Следовательно, прикладной навык является не частью искусства, а внешним, материальным условием его проявления; труд, благодаря которому <кифаред> достигает виртуозности, беглости пальцев, никак не увеличивает его искусства и не порождает нового, особого искусства, а лишь устраняет физическое препятствие для осуществления искусства, 513: искусство целиком принадлежит области разума.
4. Уточняя природу искусства, древние сравнивали его с благоразумием, другой добродетелью практического разума. Сопоставляя и различая эти две добродетели, они затрагивали ключевой момент психологии поведения.

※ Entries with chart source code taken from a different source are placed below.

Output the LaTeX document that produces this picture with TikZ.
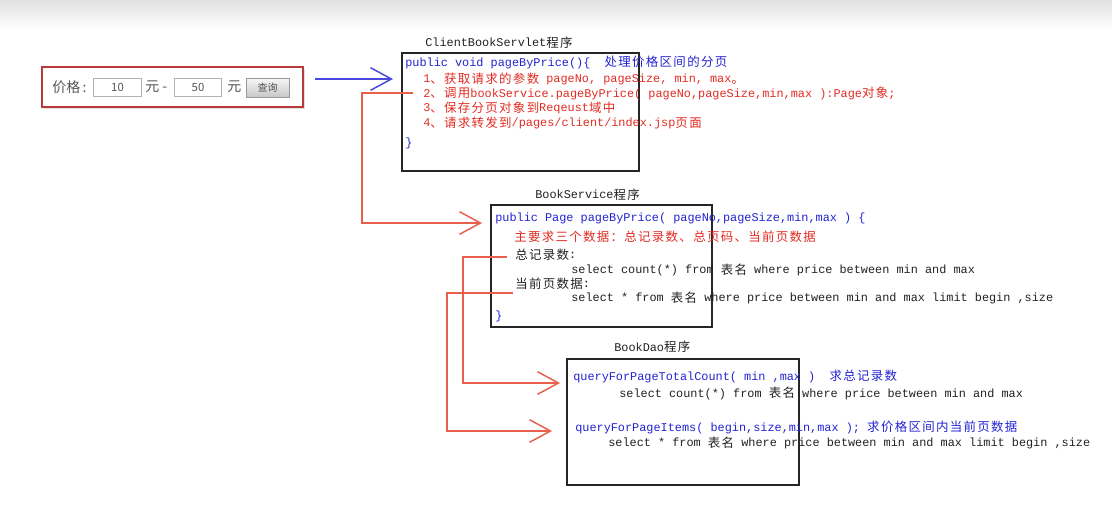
\documentclass[tikz,border=0pt]{standalone}
\usepackage{fontspec}
\usepackage{xcolor}
\usetikzlibrary{arrows.meta,shadows}
\setmonofont{Liberation Mono}
\newfontfamily\cjk{Noto Sans CJK SC}[Scale=1.05, LetterSpace=10.5]
\newfontfamily\uifont{Noto Sans CJK SC}
\newcommand\zh[1]{\raisebox{-0.7pt}{\cjk #1}}
\definecolor{codeblue}{HTML}{2323D2}
\definecolor{codered}{HTML}{E22B22}
\definecolor{codegray}{HTML}{222222}
\definecolor{wirered}{HTML}{E8604C}
\definecolor{wireblue}{HTML}{4848E0}
\definecolor{formred}{HTML}{B83A3A}
\definecolor{formgray}{HTML}{555555}

\tikzset{
  code/.style={anchor=base west, inner sep=0pt, font=\ttfamily\fontsize{8.9}{10}\selectfont},
  progbox/.style={draw=black!85, line width=1.1pt, inner sep=0pt},
  ui/.style={anchor=west, inner sep=0pt, text=formgray, font=\uifont\fontsize{10.5}{12}\selectfont},
  inputbox/.style={draw=black!30, line width=0.7pt, fill=white, inner sep=0pt, minimum width=35.5pt, minimum height=13.5pt, text=formgray, font=\uifont\fontsize{8.5}{10}\selectfont},
  wire/.style={line width=1.1pt, -{Straight Barb[length=15.75pt,width=17pt]}}
}

\begin{document}
\begin{tikzpicture}[x=0.75pt, y=-0.75pt]
  \useasboundingbox (0,0) rectangle (1112,510);
  \shade[top color=black!12, bottom color=white] (0,0) rectangle (1112,30);

  \node[draw=formred, line width=1.2pt, fill=white, drop shadow={opacity=0.25, shadow xshift=1.5pt, shadow yshift=-1.5pt}, minimum width=195.75pt, minimum height=30pt, inner sep=0pt] (form) at (172.5,87) {};
  \node[ui] (pricelbl) at (52,87) {价格\,:};
  \node[inputbox] (minbox) at (117.5,87) {10};
  \node[ui] (yuan1) at (145,87) {元 -};
  \node[inputbox] (maxbox) at (198,87) {50};
  \node[ui] (yuan2) at (227,87) {元};
  \node[draw=black!40, line width=0.7pt, top color=black!3, bottom color=black!22, minimum width=32.25pt, minimum height=14.25pt, inner sep=0pt, text=formgray, font=\uifont\fontsize{7.5}{9}\selectfont] (query) at (267.5,87.5) {查询};

  \node[progbox, minimum width=177.75pt, minimum height=88.5pt] (servlet) at (520.5,112) {};
  \node[progbox, minimum width=165.75pt, minimum height=91.5pt] (service) at (601.5,266) {};
  \node[progbox, minimum width=174pt, minimum height=94.5pt] (dao) at (683,422) {};

  \node[code, text=codegray] (servlettitle) at (425,46.5) {ClientBookServlet\zh{程序}};
  \node[code, text=codeblue] (sv1) at (405,66) {public void pageByPrice()\{\ \ \zh{处理价格区间的分页}};
  \node[code, text=codered] (sv2) at (423,82.5) {1\zh{、获取请求的参数} pageNo, pageSize, min, max\zh{。}};
  \node[code, text=codered] (sv3) at (423,97) {2\zh{、调用}bookService.pageByPrice( pageNo,pageSize,min,max ):Page\zh{对象};};
  \node[code, text=codered] (sv4) at (423,111.5) {3\zh{、保存分页对象到}Reqeust\zh{域中}};
  \node[code, text=codered] (sv5) at (423,126.5) {4\zh{、请求转发到}/pages/client/index.jsp\zh{页面}};
  \node[code, text=codeblue] (sv6) at (405,146) {\}};

  \node[code, text=codegray] (servicetitle) at (535,198.5) {BookService\zh{程序}};
  \node[code, text=codeblue] (bs1) at (495,221) {public Page pageByPrice( pageNo,pageSize,min,max ) \{};
  \node[code, text=codered] (bs2) at (514,241) {\zh{主要求三个数据：总记录数、总页码、当前页数据}};
  \node[code, text=codegray] (bs3) at (515,258.5) {\zh{总记录数}:};
  \node[code, text=codegray] (bs4) at (571,273.5) {select count(*) from \zh{表名} where price between min and max};
  \node[code, text=codegray] (bs5) at (515,287.5) {\zh{当前页数据}:};
  \node[code, text=codegray] (bs6) at (571,301.5) {select * from \zh{表名} where price between min and max limit begin ,size};
  \node[code, text=codeblue] (bs7) at (495,319.5) {\}};

  \node[code, text=codegray] (daotitle) at (614,351) {BookDao\zh{程序}};
  \node[code, text=codeblue] (bd1) at (573,380) {queryForPageTotalCount( min ,max )\ \ \zh{求总记录数}};
  \node[code, text=codegray] (bd2) at (619,397) {select count(*) from \zh{表名} where price between min and max};
  \node[code, text=codeblue] (bd3) at (575,431) {queryForPageItems( begin,size,min,max ); \zh{求价格区间内当前页数据}};
  \node[code, text=codegray] (bd4) at (608,446.5) {select * from \zh{表名} where price between min and max limit begin ,size};

  \coordinate (formout) at (315,79);
  \coordinate (servletin) at (393,79);
  \coordinate (callout) at (413,93);
  \coordinate (servicein) at (482,223);
  \coordinate (countout) at (507,257);
  \coordinate (countin) at (560,383);
  \coordinate (itemsout) at (513,293);
  \coordinate (itemsin) at (552,431);

  \draw[wireblue, wire] (formout) -- (servletin);
  \draw[wirered, wire] (callout) -- ++(-51,0) |- (servicein);
  \draw[wirered, wire] (countout) -- ++(-44,0) |- (countin);
  \draw[wirered, wire] (itemsout) -- ++(-66,0) |- (itemsin);
\end{tikzpicture}
\end{document}
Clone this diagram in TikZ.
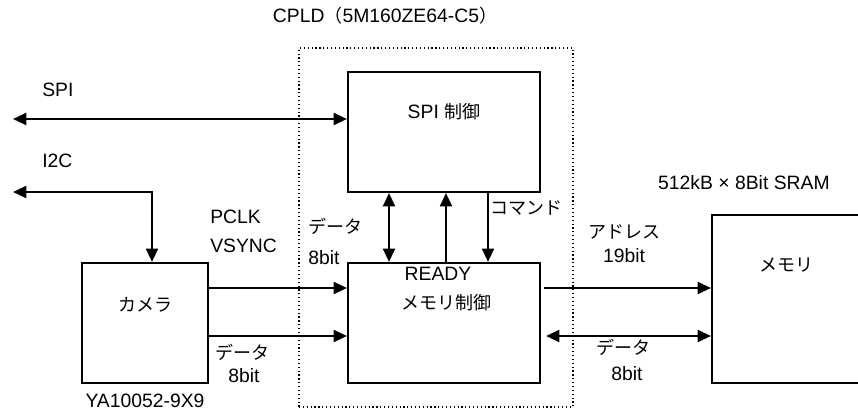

Как мы уже говорили, искусство относится к сфере творчества, а благоразумие - к сфере деятельности. Благоразумие выявляет и применяет средства достижения нравственных задач, которые, в свою очередь, подчинены высшей, конечной цели человеческого существования, т. е. Богу. В каком-то смысле оно - тоже искусство, искусство totum bene vivere51413*; в полной мере им владеют лишь святые515, которых Верховное Благомудрие и особенно дары Святого Духа и любовь Господня влекут к божественным предметам божественным путем, дают им орлиные крылья, чтобы шествовать по земле: assument pennas ut aquilae, current, et non laborabunt, ambulabunt et non deficient516 15*. Искусство касается не жизни в целом, а только тех или иных особых, выходящих за человеческие пределы ее аспектов, которые и выступают по отношению к нему высшим пределом.